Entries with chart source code
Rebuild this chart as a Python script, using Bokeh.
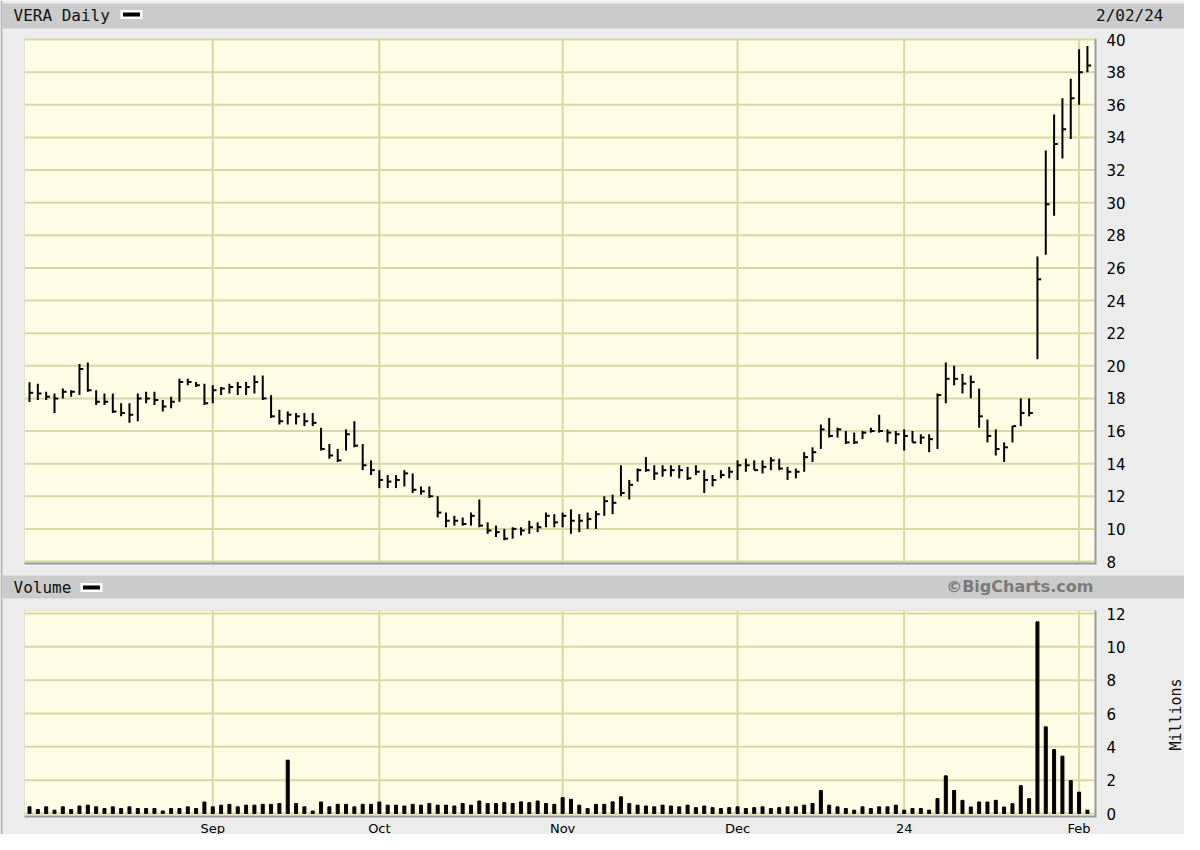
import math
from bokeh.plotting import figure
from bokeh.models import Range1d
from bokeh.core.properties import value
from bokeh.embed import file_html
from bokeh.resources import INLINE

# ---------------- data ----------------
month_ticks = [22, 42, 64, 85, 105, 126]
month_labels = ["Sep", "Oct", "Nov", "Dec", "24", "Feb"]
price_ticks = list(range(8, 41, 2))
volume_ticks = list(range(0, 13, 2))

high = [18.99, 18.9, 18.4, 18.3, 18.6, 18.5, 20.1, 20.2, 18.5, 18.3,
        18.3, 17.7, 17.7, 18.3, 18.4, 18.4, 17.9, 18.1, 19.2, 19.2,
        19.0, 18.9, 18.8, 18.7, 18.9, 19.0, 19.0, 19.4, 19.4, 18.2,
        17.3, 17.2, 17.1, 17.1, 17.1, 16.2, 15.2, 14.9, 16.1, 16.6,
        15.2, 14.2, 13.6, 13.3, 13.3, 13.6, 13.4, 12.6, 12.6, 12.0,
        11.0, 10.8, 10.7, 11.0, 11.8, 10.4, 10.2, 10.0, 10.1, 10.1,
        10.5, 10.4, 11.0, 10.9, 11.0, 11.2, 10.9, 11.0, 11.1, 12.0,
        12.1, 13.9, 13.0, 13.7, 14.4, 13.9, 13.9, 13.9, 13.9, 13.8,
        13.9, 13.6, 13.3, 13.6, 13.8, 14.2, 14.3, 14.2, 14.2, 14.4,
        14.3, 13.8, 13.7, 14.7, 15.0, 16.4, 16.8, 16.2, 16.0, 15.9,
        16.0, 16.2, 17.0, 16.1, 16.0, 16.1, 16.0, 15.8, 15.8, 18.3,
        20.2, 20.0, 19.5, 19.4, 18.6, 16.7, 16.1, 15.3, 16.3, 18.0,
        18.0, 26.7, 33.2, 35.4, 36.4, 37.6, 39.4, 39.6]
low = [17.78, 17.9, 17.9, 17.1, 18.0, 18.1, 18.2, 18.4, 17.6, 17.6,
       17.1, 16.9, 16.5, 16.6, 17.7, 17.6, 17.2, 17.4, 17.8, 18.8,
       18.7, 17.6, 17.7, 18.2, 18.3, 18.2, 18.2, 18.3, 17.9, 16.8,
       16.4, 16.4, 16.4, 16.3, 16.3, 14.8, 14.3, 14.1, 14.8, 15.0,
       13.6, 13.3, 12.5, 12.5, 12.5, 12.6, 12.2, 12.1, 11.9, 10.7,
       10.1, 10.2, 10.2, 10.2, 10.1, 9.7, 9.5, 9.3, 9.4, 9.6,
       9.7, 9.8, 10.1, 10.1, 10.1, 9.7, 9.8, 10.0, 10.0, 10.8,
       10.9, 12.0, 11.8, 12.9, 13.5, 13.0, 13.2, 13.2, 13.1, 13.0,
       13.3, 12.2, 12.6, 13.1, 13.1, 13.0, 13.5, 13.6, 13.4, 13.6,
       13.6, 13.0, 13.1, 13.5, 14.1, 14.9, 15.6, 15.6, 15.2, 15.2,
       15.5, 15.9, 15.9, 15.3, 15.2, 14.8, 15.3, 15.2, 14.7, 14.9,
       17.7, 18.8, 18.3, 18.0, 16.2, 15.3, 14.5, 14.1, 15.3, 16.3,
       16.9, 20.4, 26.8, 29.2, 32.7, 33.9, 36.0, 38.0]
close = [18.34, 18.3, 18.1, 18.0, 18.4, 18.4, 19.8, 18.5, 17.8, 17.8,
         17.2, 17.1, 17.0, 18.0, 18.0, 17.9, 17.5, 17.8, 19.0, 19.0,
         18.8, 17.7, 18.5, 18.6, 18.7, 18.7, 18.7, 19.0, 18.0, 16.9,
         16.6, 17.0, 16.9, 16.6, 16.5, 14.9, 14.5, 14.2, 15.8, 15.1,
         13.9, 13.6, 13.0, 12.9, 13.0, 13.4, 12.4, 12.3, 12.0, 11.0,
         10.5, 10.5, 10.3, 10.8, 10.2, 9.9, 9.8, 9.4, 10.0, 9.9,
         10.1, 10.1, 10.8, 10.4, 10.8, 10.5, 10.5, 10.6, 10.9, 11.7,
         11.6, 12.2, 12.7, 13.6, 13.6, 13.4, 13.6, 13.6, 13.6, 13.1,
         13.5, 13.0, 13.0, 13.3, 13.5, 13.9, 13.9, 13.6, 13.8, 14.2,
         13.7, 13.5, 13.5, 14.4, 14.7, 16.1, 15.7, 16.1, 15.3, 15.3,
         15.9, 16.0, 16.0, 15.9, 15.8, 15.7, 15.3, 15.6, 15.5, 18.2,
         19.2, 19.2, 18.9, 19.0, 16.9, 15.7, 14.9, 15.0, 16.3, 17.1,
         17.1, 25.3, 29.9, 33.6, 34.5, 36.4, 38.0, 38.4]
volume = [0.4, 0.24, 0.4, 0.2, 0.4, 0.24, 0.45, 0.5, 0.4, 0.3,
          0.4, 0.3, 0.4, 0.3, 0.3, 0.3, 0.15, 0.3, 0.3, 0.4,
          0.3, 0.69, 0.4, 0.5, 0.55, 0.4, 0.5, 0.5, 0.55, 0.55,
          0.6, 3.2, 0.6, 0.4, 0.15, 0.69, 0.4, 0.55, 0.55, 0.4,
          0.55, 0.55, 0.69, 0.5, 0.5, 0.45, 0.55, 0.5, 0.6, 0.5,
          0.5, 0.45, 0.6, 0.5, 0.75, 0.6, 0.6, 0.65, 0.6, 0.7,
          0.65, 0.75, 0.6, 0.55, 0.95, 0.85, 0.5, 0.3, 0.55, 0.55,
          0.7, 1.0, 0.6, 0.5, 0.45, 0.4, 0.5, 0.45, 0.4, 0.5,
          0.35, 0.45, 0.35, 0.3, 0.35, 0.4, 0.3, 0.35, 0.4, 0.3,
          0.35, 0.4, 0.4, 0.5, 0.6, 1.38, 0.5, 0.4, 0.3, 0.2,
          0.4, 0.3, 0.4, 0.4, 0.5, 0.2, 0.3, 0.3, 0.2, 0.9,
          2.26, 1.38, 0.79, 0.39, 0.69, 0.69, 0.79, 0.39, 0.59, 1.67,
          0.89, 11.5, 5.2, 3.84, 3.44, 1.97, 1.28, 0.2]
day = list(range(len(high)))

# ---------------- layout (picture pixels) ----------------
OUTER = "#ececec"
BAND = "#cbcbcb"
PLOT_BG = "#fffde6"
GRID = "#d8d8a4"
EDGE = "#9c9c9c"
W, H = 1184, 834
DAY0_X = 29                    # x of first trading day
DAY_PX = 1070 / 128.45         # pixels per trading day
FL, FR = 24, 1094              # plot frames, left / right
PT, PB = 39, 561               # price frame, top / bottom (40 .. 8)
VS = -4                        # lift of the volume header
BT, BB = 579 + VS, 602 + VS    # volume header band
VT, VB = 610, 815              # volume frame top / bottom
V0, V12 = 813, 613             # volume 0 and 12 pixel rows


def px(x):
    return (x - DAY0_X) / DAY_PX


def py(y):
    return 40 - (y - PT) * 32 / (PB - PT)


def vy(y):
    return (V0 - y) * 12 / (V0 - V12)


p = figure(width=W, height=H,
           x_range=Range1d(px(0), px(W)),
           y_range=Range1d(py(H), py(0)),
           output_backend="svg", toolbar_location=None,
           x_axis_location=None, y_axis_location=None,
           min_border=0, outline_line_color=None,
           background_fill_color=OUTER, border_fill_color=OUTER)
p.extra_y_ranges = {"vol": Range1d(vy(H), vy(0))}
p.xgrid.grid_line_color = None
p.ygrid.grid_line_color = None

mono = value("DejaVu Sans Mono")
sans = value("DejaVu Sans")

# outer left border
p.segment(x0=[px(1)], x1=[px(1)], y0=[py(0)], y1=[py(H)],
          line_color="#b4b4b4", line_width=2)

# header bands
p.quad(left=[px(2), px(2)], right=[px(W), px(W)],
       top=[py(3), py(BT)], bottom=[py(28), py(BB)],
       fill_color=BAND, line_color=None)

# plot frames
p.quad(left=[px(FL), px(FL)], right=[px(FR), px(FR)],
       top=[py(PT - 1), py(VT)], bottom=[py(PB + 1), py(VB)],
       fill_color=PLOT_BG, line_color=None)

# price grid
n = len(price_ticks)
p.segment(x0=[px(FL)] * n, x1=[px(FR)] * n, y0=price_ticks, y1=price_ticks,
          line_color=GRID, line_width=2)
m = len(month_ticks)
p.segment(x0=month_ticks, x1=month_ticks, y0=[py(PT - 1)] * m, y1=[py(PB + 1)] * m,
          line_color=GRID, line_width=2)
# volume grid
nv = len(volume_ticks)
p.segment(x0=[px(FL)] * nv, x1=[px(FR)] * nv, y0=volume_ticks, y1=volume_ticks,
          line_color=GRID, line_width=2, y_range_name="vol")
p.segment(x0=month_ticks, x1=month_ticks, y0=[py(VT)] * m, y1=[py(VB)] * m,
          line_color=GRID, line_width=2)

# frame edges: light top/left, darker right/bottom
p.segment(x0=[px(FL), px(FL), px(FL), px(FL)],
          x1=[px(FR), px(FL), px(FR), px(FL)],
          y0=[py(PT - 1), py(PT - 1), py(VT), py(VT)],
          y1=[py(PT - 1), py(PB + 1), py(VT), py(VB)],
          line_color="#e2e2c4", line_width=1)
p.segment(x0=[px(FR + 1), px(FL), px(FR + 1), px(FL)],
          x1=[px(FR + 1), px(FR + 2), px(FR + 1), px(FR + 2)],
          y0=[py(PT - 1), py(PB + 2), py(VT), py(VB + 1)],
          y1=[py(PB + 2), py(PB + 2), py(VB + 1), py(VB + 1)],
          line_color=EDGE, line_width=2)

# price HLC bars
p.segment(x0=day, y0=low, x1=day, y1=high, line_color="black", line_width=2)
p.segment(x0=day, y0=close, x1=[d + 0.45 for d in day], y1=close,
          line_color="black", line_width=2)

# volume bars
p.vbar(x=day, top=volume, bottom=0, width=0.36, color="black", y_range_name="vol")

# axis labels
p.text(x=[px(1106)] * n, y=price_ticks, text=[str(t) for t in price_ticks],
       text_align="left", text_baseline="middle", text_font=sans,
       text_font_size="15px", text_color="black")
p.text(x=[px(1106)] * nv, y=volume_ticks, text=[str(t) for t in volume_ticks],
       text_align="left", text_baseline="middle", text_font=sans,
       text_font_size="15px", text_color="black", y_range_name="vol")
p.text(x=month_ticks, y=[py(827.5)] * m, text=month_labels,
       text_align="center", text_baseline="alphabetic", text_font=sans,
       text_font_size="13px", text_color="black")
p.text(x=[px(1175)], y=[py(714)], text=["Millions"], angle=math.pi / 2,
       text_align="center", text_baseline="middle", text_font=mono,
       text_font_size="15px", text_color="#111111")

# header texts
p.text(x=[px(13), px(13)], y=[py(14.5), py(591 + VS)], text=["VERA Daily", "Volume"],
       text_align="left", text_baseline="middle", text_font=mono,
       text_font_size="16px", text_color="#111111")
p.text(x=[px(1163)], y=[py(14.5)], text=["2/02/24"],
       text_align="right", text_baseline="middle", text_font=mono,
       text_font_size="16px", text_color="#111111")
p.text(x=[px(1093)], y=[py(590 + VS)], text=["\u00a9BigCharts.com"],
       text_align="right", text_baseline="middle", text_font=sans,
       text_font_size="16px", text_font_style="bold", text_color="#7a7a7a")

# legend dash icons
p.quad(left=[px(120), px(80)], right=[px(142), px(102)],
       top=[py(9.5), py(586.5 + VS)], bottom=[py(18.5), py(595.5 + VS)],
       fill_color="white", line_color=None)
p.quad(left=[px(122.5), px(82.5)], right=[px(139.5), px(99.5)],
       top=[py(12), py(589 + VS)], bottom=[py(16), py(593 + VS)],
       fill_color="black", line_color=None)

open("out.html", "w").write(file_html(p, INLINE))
* * *
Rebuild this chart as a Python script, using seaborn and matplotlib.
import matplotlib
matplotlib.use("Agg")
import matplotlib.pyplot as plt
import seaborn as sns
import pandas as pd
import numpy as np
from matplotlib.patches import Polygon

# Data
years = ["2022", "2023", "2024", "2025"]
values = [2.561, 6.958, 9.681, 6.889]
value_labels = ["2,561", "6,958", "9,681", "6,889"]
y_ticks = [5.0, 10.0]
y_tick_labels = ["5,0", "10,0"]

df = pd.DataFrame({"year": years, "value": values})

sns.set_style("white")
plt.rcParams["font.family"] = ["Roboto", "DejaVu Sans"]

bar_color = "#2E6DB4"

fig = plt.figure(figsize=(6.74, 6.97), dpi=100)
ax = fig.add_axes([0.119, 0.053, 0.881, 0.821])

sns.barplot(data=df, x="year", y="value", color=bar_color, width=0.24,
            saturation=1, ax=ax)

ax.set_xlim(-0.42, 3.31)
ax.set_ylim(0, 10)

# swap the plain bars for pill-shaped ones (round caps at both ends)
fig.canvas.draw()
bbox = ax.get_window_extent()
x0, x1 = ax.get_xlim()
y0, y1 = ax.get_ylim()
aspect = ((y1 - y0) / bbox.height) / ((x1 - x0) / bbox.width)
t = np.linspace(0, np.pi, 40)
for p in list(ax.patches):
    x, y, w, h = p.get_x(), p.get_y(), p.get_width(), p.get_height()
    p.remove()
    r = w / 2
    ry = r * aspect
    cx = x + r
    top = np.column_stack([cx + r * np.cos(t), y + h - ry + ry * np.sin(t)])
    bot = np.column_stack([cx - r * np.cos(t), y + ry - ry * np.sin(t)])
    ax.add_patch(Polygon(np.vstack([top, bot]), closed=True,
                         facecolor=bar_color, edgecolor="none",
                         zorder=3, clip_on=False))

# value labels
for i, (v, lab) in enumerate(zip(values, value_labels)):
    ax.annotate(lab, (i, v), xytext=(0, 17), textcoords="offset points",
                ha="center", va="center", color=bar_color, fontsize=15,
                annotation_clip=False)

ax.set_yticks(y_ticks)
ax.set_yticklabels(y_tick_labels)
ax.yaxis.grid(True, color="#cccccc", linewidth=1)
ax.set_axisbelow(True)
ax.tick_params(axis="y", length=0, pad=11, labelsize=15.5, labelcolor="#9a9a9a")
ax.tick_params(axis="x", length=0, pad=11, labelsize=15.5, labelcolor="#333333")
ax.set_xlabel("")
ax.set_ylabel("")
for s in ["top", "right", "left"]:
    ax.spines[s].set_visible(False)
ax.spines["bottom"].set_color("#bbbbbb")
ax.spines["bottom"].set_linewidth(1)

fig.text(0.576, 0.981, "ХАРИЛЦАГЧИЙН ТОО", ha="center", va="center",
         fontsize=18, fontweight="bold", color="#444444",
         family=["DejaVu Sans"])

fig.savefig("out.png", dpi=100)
==
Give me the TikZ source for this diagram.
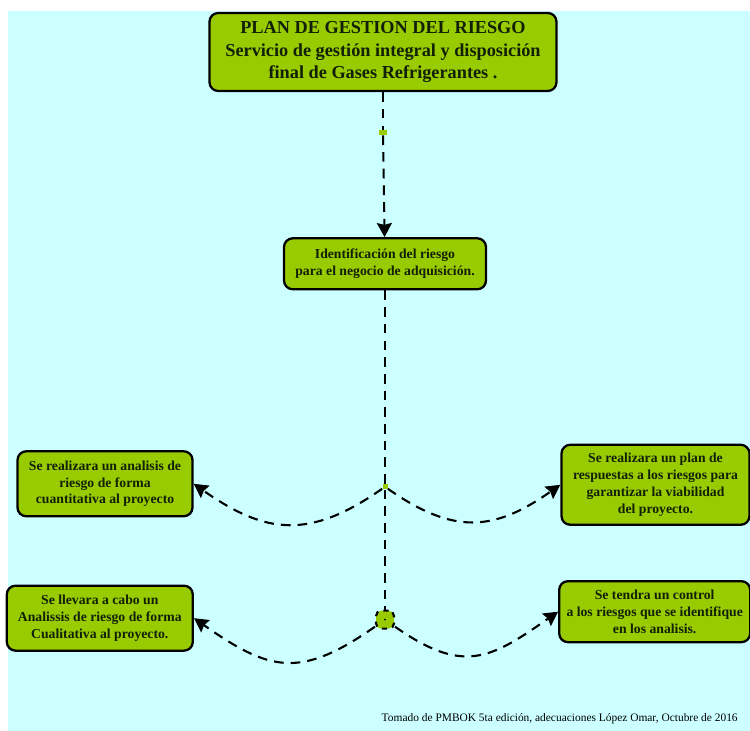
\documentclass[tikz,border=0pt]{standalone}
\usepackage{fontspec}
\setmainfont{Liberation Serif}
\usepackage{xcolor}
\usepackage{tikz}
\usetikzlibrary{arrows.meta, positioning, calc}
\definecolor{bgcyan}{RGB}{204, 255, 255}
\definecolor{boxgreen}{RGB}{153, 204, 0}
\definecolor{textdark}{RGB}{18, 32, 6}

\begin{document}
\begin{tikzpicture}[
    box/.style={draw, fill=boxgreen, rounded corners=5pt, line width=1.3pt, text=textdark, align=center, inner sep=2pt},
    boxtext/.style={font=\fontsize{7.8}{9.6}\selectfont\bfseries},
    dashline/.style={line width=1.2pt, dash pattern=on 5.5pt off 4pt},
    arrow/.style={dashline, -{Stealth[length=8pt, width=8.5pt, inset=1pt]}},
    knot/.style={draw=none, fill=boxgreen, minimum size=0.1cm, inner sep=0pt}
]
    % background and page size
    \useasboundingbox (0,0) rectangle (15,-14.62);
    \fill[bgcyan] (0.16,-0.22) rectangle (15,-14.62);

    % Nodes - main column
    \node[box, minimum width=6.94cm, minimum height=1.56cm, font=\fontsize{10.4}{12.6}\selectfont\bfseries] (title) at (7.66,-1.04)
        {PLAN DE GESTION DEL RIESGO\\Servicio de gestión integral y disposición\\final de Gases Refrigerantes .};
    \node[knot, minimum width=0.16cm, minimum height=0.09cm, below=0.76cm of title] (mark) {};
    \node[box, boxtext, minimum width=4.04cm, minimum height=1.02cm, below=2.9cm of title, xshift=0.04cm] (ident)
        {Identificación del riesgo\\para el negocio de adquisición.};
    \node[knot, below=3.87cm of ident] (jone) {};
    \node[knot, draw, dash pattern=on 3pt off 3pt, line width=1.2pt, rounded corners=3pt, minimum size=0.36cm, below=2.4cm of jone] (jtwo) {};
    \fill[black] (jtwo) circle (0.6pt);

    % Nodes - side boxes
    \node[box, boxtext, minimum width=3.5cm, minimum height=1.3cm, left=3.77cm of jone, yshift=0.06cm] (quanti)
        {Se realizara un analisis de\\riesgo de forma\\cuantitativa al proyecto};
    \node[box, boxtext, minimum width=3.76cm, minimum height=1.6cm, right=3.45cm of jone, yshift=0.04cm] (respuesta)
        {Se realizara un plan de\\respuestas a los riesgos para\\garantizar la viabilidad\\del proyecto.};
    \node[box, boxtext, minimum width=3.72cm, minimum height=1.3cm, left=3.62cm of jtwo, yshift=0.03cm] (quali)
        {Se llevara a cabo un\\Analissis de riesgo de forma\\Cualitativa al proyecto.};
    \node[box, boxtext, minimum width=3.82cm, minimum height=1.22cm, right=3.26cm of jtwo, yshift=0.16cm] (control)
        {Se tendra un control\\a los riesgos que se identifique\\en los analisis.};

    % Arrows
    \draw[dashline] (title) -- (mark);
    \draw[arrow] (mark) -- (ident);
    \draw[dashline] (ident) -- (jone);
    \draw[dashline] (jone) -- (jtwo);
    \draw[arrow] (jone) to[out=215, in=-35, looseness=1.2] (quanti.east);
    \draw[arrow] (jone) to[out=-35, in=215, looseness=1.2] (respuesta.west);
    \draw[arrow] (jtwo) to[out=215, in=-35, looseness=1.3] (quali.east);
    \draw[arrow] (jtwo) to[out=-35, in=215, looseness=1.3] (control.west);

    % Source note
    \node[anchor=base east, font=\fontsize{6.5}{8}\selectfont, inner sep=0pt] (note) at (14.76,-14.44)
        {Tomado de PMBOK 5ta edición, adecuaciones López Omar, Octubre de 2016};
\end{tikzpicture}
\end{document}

**GIVEN TASK:**
Check each line above for the string "this" and report how many lines have it, giving only the number.

**CORRECT RESPONSE:**
3